John Nusum

Personal information
- Date of birth: 6 July 1954 (age 72)
- Place of birth: Paget West, Bermuda
- Position: Defender

College career
- Years: Team / Apps / (Gls)
- 1974–1977: Philadelphia Textile

Senior career*
- Years: Team / Apps / (Gls)
- 1978: San Diego Sockers / 18 / (0)
- 1978–1980: New York Arrows (indoor) / 54 / (7)
- 1980: Rochester Lancers / 4 / (0)
- 1980–1981: Hartford Hellions (indoor) / 28 / (3)
- 1981–1982: New Jersey Rockets (indoor) / 10 / (0)

International career
- Bermuda

= John Nusum =

Bermudan football defender (born 1954)

John Nusum is a Bermudan retired professional footballer who played as a defender, spending two seasons in the North American Soccer League and at least one in the Major Indoor Soccer League.

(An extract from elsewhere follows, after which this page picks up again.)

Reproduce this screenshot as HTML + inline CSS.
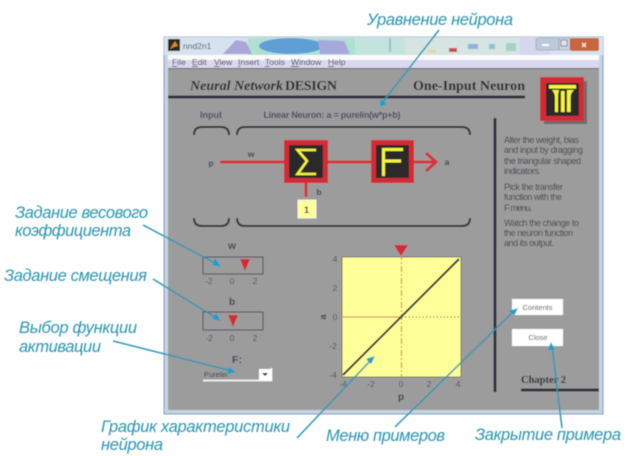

He was also a 1974 and 1975 first team All American and played an unknown number of games with the Bermuda national football team, as did his brother Sam Nusum.

==Youth==
Nusum attended Philadelphia College of Textiles & Science where he played on the men's soccer team from 1974 to 1977. He was a 1974 and 1975 first team All American.

==Professional==
In 1978, Nusum signed with the San Diego Sockers of the North American Soccer League. He played only one season with the Sockers before moving to the New York Arrows of the Major Indoor Soccer League in the fall of 1978. The Arrows won the 1978-1979 MISL championship. He was back in the NASL in 1980 with the Rochester Lancers, but saw time in only four games.

==National team==
Nusum played an unknown number of games for the Bermuda national football team. Later, his son John Barry Nusum also appeared for the national team.